--- begin COLLECTED MATERIAL ---

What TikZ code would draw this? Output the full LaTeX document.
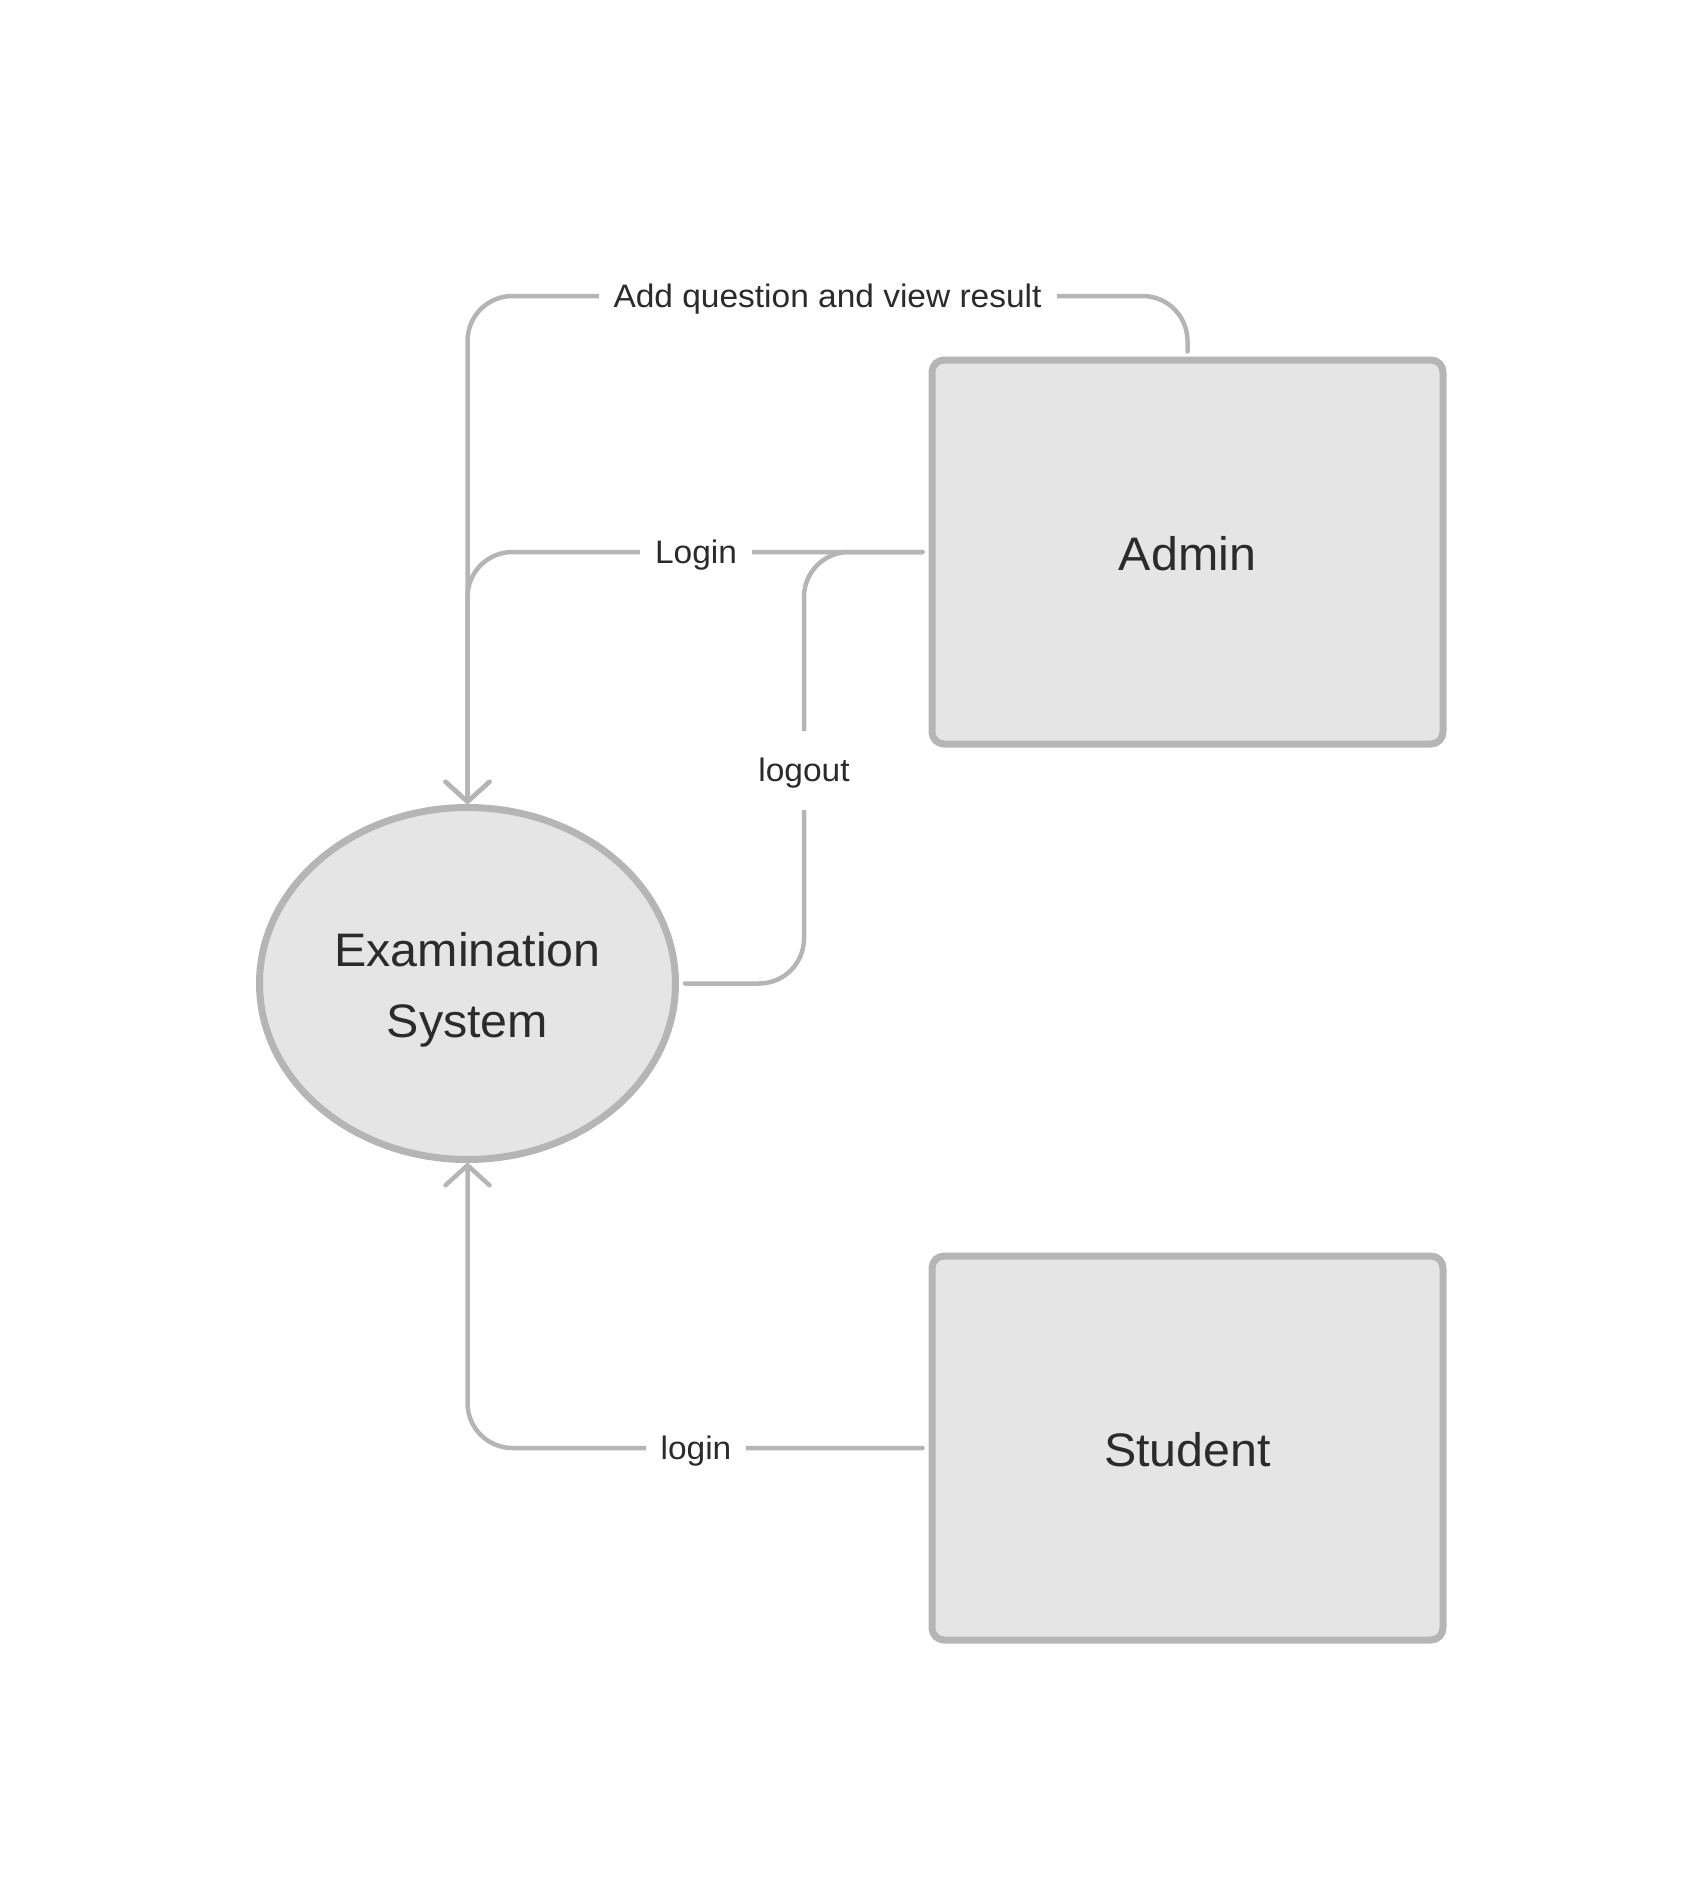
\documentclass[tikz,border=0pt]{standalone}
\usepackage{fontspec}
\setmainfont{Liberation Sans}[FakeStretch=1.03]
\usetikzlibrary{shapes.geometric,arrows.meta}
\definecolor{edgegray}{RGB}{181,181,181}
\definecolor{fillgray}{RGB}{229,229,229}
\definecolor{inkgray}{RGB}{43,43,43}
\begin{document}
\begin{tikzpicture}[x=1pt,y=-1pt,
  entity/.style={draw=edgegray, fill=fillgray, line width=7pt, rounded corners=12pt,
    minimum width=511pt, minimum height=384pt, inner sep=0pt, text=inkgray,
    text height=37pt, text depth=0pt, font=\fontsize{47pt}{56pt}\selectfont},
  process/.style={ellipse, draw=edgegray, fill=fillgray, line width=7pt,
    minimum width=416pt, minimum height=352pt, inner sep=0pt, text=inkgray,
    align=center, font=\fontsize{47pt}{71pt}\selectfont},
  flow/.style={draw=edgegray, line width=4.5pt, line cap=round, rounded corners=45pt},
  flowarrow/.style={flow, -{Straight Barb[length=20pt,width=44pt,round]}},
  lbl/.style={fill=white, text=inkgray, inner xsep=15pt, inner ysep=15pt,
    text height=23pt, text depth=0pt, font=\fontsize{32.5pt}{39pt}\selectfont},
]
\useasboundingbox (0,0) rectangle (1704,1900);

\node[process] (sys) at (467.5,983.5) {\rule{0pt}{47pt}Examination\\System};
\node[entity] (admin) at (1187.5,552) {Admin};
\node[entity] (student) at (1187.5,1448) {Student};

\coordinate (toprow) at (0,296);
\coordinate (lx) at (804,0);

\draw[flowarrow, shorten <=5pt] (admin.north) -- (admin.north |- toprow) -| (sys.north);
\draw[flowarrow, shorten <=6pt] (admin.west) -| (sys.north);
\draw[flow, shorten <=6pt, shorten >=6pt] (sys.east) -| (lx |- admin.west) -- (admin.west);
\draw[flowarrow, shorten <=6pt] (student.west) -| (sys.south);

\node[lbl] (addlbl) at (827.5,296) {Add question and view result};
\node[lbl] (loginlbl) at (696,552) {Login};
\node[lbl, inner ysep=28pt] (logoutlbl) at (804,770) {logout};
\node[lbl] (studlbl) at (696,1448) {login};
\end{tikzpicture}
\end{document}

--- end COLLECTED MATERIAL ---

DIRECTIVE:
Pictures excluded, repeat exactly the lines from the top of the material through the line with "(0,0) rectangle (1704,1900);", including both of those lines.

ANSWER TO THIS PROBLEM:
What TikZ code would draw this? Output the full LaTeX document.
\documentclass[tikz,border=0pt]{standalone}
\usepackage{fontspec}
\setmainfont{Liberation Sans}[FakeStretch=1.03]
\usetikzlibrary{shapes.geometric,arrows.meta}
\definecolor{edgegray}{RGB}{181,181,181}
\definecolor{fillgray}{RGB}{229,229,229}
\definecolor{inkgray}{RGB}{43,43,43}
\begin{document}
\begin{tikzpicture}[x=1pt,y=-1pt,
  entity/.style={draw=edgegray, fill=fillgray, line width=7pt, rounded corners=12pt,
    minimum width=511pt, minimum height=384pt, inner sep=0pt, text=inkgray,
    text height=37pt, text depth=0pt, font=\fontsize{47pt}{56pt}\selectfont},
  process/.style={ellipse, draw=edgegray, fill=fillgray, line width=7pt,
    minimum width=416pt, minimum height=352pt, inner sep=0pt, text=inkgray,
    align=center, font=\fontsize{47pt}{71pt}\selectfont},
  flow/.style={draw=edgegray, line width=4.5pt, line cap=round, rounded corners=45pt},
  flowarrow/.style={flow, -{Straight Barb[length=20pt,width=44pt,round]}},
  lbl/.style={fill=white, text=inkgray, inner xsep=15pt, inner ysep=15pt,
    text height=23pt, text depth=0pt, font=\fontsize{32.5pt}{39pt}\selectfont},
]
\useasboundingbox (0,0) rectangle (1704,1900);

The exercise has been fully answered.